**Supplied records**.

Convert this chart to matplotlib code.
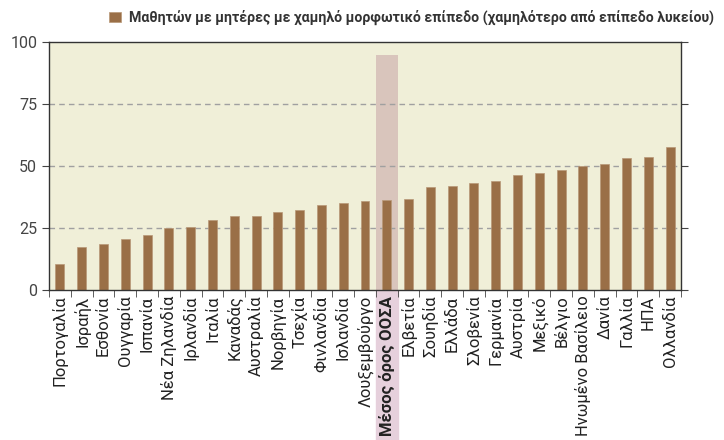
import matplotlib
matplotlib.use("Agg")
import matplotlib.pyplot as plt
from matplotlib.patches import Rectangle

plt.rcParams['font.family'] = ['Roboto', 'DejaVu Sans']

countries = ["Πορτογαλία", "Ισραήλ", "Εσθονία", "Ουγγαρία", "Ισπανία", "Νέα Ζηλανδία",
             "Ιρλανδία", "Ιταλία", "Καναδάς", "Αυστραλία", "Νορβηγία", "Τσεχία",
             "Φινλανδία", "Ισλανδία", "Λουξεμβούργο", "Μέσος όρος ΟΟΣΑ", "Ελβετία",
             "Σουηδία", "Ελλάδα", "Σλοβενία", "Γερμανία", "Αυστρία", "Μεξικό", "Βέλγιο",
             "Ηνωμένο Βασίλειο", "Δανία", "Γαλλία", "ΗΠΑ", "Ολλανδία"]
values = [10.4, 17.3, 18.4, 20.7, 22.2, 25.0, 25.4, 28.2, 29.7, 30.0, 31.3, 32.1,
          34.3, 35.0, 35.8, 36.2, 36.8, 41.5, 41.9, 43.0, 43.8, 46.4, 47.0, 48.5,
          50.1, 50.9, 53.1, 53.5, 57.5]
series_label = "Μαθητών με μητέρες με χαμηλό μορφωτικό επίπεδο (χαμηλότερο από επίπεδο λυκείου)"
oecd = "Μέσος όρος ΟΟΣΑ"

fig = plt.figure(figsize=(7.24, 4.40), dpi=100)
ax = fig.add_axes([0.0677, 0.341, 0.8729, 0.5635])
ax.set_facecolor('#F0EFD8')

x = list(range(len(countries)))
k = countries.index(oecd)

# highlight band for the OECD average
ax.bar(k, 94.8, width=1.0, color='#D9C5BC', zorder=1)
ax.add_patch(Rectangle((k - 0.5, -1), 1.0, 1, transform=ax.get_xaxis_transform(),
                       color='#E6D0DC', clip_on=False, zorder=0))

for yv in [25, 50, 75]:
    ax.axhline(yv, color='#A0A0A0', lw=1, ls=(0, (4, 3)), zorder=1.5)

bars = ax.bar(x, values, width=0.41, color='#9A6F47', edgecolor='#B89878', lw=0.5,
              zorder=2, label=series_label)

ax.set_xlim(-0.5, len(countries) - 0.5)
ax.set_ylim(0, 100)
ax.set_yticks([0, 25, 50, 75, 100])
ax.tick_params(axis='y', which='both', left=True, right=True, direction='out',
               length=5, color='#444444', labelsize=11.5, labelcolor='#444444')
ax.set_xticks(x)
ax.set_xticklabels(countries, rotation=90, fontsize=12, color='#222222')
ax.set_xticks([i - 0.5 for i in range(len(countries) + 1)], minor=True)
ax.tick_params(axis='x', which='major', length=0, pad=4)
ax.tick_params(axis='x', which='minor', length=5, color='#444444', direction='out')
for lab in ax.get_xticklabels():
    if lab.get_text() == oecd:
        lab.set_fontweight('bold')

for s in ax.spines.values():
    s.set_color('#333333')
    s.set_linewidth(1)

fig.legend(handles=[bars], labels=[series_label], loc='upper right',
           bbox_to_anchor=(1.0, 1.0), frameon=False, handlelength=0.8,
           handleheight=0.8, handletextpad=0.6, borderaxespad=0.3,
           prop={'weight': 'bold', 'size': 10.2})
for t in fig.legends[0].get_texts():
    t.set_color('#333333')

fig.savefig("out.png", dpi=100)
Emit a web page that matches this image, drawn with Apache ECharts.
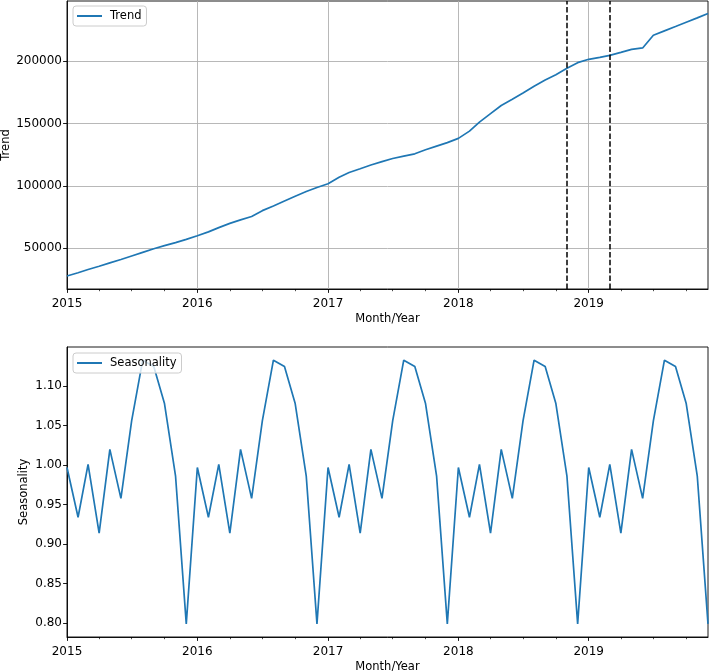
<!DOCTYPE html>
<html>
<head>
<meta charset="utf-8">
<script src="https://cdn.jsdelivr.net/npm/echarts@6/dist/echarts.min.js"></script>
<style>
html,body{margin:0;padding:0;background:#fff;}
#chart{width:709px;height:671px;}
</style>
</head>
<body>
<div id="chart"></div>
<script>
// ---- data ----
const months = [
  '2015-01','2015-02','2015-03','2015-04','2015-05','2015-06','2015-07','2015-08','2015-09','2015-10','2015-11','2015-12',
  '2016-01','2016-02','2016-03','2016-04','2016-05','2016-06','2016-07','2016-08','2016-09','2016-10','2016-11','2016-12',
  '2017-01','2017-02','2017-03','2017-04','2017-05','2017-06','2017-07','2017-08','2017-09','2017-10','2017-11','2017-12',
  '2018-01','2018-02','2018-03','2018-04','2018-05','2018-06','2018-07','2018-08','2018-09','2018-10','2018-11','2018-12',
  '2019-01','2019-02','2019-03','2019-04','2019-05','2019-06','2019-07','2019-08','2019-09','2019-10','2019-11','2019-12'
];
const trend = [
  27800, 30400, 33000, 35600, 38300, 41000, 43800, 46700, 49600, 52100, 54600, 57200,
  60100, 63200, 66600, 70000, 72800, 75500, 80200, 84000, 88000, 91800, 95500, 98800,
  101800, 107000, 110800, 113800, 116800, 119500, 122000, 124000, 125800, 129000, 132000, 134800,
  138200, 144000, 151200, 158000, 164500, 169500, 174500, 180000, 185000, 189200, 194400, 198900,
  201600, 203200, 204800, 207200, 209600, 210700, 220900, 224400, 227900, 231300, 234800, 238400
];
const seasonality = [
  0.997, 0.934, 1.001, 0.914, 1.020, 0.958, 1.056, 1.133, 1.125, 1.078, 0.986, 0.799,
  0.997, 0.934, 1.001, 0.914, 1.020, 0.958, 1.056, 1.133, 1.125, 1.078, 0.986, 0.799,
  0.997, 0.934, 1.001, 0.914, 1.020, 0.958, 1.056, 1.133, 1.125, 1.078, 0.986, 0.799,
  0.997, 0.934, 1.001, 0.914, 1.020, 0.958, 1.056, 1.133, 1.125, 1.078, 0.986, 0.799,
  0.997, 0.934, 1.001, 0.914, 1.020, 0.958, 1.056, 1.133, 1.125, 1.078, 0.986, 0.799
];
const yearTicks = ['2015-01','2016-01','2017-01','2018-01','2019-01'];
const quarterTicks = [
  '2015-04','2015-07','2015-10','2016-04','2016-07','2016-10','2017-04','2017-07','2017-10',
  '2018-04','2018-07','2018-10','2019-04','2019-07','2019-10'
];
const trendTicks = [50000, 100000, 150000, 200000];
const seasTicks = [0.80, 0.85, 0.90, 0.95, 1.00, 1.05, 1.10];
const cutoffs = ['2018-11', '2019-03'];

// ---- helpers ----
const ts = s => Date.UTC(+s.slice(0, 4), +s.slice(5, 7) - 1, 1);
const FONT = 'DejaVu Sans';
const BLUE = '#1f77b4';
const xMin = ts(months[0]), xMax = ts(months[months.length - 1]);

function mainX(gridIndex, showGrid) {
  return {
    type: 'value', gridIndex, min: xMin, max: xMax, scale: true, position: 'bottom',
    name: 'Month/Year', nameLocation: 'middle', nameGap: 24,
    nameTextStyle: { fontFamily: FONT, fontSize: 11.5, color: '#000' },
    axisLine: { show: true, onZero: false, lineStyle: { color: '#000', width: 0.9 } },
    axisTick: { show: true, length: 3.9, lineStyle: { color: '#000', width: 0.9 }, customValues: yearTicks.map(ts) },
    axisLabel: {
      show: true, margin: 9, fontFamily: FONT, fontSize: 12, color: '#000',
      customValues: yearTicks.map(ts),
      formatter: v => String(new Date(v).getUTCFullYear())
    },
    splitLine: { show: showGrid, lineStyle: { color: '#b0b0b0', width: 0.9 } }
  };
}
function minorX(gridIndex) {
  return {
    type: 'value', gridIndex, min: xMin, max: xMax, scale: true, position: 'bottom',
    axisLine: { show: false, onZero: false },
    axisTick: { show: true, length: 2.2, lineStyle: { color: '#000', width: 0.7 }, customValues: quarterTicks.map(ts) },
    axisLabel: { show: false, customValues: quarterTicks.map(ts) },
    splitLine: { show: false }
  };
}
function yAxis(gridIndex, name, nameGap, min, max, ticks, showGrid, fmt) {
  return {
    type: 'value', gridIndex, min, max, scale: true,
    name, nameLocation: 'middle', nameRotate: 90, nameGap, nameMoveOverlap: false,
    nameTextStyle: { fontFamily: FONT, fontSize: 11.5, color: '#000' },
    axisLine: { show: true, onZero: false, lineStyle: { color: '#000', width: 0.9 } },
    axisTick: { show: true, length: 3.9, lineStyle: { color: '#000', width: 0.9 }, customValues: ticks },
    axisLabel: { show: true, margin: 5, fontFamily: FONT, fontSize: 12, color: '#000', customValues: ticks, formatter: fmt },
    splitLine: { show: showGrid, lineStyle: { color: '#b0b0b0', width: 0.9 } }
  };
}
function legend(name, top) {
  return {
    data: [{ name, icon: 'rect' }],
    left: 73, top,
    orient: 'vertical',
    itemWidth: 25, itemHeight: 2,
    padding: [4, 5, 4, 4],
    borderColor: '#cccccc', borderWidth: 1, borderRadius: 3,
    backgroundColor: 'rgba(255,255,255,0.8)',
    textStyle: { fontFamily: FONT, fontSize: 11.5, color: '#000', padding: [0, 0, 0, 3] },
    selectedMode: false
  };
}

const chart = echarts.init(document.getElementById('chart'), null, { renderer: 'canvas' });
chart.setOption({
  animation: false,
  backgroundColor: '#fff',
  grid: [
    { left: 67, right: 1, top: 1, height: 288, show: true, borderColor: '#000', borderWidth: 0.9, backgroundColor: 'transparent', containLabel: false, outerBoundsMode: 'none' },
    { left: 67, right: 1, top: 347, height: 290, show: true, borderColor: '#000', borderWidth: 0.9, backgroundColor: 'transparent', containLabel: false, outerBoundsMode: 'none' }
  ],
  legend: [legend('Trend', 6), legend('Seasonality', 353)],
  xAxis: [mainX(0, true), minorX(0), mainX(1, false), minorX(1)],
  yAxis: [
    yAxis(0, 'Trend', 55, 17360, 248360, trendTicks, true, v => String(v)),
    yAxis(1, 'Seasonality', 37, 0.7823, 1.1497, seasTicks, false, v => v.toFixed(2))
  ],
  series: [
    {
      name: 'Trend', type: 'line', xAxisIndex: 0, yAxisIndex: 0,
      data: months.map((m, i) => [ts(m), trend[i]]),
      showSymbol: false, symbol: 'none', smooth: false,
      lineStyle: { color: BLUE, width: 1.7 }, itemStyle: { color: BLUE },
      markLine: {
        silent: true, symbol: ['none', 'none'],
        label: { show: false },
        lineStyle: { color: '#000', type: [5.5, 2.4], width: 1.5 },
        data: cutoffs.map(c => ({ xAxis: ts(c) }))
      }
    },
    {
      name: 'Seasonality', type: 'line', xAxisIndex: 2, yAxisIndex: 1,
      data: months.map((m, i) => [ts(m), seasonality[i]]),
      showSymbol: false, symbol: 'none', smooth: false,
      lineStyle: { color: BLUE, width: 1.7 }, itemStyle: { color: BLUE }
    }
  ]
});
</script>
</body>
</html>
--
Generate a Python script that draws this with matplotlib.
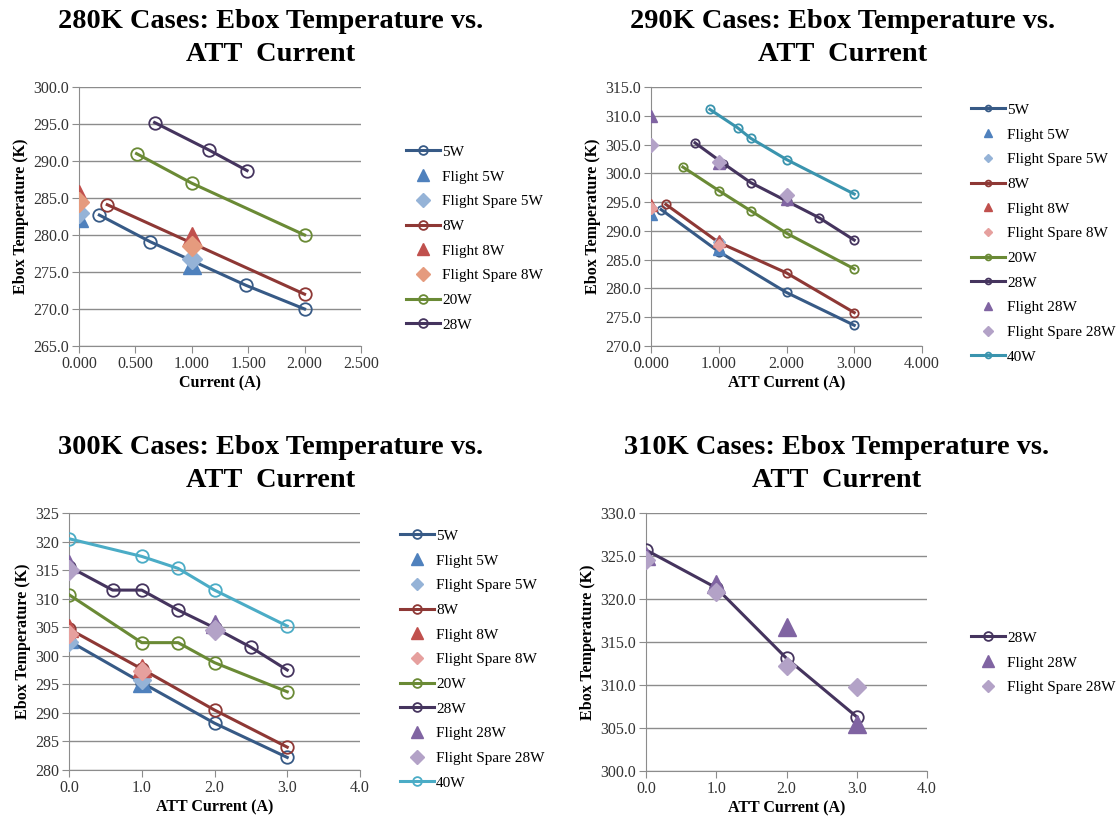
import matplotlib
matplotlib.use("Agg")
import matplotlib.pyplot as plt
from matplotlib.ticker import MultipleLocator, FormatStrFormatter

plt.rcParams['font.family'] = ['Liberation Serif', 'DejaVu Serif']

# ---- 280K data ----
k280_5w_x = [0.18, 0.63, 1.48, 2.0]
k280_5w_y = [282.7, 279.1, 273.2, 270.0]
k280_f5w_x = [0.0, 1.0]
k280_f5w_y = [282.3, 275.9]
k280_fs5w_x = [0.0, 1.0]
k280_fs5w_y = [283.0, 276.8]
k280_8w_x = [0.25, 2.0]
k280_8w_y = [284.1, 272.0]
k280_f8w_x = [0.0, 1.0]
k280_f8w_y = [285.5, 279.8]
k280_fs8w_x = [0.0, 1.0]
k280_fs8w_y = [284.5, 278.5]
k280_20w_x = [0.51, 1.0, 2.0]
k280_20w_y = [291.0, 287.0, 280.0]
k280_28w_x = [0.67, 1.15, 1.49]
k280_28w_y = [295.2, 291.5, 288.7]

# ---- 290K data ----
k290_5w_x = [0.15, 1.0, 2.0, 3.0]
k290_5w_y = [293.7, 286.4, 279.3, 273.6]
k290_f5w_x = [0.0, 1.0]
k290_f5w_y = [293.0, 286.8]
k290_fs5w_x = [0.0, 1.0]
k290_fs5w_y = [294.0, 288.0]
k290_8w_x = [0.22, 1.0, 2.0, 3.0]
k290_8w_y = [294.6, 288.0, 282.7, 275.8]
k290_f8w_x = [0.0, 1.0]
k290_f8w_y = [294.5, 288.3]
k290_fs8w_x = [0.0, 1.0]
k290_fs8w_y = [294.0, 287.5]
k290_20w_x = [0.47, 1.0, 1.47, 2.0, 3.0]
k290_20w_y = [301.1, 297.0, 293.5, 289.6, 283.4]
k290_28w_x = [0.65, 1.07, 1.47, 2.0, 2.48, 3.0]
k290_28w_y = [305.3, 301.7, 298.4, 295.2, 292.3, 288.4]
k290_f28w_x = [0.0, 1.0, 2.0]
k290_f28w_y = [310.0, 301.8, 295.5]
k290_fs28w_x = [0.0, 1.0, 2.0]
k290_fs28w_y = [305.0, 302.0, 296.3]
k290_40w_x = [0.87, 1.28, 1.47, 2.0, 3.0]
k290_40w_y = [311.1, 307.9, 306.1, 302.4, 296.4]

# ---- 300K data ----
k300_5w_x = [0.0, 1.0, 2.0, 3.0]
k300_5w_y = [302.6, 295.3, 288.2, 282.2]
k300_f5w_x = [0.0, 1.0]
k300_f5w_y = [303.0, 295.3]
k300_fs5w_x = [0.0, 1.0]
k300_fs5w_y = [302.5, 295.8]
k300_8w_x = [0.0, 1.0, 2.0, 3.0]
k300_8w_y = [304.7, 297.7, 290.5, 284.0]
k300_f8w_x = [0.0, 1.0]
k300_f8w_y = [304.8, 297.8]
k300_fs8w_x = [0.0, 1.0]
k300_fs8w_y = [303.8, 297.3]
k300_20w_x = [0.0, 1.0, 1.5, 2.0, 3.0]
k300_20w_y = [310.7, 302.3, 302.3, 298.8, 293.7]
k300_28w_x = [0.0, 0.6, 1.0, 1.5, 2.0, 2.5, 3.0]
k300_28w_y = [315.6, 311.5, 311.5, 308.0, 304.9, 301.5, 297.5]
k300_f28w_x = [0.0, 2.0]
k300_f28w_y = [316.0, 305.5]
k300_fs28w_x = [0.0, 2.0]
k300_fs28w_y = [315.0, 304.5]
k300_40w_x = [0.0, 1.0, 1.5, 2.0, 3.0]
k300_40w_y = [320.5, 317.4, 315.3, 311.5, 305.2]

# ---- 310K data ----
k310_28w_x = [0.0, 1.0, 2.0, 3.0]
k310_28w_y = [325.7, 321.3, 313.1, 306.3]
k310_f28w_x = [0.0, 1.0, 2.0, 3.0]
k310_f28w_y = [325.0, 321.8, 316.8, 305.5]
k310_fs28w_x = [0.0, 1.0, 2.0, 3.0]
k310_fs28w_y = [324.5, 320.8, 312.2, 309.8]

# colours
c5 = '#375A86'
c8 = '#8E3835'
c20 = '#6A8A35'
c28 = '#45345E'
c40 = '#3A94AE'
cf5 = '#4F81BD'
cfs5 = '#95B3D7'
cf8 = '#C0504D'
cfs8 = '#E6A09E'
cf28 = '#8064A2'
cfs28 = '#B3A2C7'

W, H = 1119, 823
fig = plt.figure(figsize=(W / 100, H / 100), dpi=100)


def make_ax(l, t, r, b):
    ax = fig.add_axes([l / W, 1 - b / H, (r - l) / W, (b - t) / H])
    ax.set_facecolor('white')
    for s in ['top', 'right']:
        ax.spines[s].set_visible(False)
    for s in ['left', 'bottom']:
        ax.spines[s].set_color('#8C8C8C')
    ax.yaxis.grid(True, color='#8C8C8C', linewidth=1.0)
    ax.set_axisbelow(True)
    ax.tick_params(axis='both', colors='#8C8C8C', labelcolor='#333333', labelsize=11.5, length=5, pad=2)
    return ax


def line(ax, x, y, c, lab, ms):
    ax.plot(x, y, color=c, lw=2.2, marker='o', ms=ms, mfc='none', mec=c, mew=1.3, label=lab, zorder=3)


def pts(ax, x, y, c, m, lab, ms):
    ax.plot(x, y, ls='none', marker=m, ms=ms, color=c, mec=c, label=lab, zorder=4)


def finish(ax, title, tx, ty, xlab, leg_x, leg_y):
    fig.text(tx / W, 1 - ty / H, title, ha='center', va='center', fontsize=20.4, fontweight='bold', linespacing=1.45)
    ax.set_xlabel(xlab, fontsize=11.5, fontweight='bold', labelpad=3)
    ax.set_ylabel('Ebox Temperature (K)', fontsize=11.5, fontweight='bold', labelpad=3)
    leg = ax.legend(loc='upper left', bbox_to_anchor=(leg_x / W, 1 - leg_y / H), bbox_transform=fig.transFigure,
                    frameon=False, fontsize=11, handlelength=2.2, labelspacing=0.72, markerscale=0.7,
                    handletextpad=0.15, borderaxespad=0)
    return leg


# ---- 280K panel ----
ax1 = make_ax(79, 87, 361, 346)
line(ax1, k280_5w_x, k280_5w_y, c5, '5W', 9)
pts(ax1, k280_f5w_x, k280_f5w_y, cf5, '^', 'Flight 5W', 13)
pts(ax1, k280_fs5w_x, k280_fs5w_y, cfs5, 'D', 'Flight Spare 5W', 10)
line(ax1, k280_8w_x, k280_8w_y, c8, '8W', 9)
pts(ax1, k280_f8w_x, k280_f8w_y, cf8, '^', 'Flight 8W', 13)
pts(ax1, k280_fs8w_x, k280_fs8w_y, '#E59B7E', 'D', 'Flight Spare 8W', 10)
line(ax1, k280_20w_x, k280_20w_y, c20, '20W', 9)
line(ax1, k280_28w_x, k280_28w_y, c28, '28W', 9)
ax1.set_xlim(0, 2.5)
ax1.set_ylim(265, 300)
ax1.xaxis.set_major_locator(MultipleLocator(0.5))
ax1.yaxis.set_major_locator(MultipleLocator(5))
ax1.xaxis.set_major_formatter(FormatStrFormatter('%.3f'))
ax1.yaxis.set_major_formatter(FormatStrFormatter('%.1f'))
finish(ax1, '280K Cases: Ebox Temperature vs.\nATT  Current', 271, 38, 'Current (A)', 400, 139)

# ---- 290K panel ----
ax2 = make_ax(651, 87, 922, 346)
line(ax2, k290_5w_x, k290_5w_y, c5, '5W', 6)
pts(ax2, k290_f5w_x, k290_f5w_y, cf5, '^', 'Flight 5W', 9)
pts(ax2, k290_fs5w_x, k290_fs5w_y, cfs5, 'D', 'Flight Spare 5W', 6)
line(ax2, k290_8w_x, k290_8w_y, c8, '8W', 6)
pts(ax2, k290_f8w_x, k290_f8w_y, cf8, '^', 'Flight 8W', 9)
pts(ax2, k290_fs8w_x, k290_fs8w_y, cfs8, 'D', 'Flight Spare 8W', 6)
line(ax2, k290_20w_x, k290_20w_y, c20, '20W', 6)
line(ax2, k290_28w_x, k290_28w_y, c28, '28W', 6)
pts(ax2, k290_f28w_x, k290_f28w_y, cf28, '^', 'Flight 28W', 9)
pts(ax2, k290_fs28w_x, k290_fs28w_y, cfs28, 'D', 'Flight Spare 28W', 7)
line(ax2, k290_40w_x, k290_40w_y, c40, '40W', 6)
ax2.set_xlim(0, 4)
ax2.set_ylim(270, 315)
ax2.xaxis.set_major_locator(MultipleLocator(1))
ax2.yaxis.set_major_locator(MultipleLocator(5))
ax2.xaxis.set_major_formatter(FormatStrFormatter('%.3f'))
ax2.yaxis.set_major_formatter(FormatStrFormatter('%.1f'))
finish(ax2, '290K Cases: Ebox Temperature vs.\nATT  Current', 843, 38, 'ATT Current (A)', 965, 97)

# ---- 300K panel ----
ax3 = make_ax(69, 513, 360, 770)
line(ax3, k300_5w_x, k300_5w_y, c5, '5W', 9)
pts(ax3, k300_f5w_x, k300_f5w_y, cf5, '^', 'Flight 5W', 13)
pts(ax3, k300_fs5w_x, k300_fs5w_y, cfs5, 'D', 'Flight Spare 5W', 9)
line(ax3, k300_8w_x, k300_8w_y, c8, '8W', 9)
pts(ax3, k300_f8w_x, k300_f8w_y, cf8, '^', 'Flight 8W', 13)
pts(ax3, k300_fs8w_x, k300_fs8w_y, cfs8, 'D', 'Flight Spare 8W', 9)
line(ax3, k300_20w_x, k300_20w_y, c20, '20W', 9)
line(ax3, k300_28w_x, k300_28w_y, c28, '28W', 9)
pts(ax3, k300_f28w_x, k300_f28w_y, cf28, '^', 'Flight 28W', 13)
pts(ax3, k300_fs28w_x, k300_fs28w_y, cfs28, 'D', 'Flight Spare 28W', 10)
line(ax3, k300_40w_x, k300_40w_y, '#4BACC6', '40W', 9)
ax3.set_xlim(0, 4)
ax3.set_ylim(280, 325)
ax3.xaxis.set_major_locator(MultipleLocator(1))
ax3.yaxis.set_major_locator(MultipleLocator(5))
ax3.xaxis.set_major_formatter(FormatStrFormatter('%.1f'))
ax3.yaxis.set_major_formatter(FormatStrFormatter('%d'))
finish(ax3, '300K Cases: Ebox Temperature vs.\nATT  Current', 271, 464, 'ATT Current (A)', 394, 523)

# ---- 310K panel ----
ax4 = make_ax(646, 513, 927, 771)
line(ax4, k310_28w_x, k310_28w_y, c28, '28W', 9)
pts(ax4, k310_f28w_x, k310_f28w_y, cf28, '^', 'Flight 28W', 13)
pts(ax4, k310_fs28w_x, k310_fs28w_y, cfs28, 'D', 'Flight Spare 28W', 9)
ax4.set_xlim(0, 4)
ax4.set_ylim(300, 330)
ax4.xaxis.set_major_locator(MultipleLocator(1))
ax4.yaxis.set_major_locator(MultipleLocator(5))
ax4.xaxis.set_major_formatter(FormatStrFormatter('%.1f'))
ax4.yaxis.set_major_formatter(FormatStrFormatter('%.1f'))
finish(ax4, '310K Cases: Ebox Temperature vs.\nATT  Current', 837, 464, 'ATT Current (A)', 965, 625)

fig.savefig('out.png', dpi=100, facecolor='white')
* * *
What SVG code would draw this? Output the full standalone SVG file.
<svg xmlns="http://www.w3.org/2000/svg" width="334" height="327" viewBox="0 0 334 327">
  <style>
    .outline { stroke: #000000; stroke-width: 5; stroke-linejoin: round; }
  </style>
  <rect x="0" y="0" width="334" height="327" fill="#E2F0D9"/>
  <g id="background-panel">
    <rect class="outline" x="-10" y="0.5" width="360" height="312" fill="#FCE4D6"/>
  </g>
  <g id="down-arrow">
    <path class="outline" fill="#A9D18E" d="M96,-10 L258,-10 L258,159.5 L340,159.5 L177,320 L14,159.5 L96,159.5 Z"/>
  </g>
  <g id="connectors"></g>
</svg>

**What the exercise asks**. Give the number of lines in the listing above that contain "code", and nothing else.

**Task output**. 2